I’m 24 years old and I still sleep some nights with my Mum.
It’s guaranteed I’ll at the very least keep her up until the early hours, even when she has work the next day – I can’t stop myself.
I rely on my Mum for EVERYTHING because I have nothing of my own.
I am not an adult, I am a child.
I am a toddler who depends on their Mum for protection and safety.
Someone please tell me, is this something that comes with the repercussions of abuse?
Or is mental health just an extremely selfish place?
Yes, I’m thoughtful. Yes, I’d like to believe I’m kind.
But I can’t decide if it’s me, my personality, or the condition that is selfish.
Or is it in fact both?
Have I hurt my Mum more than I ever thought possible, or has my condition?
Is there a difference?
Am I the reason for the pain, the sadness in my Mum’s heart and eyes; or is my condition?
Aren’t we the same thing?
Is it me my Mum is growing to hate or my condition?
More importantly, when the condition is better managed; will the hate still be there?
Can I ever take back the years of her life I’ve stolen and broken?
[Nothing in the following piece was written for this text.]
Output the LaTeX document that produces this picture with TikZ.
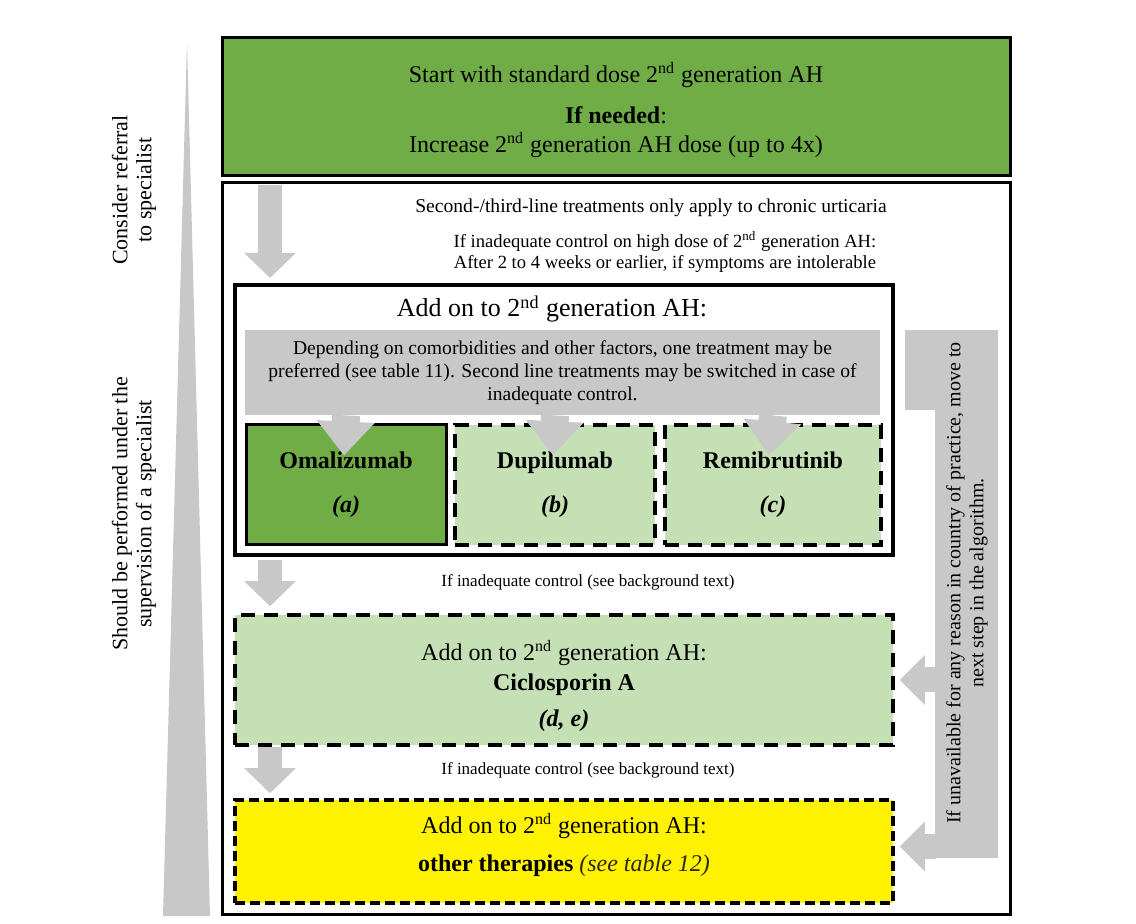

Will she grow to her elder years and look back and regret the time she wasted caring for me?
What brings the most concern is that she may already regret having me all together.
I guess I’ll never truly know what she’s thinking; I do not reside in her brain.
But what I do know, what she can’t deny no matter how hard she try; the pain and sadness she feels.
How tired she is.
My beautiful Mum, you can try and hide it but I know you as well as you know me and all I can ever tell you is I am so, so sorry.
I’m sorry I’ve burnt out the most brightest sparks of your being.
I will be better, I will do better. I won’t rely on you to be anything other than a Mum. I won’t trouble you with my troubles long in to the night. I’ll be a grown up. I’ll be a 24 year old; I’ll learn to manage things. The way you do.
My condition may not think of you, but I always do Mum.
To anyone reading this post, I ask you to be aware of what your illness is doing to those fighting the battle alongside you. Try and give them a break just like they do you, but be mindful; it is not your fault.
I have to believe that, I have to.
Then maybe, just maybe. My Mum will respond with excitement again when I call her name and not a sigh.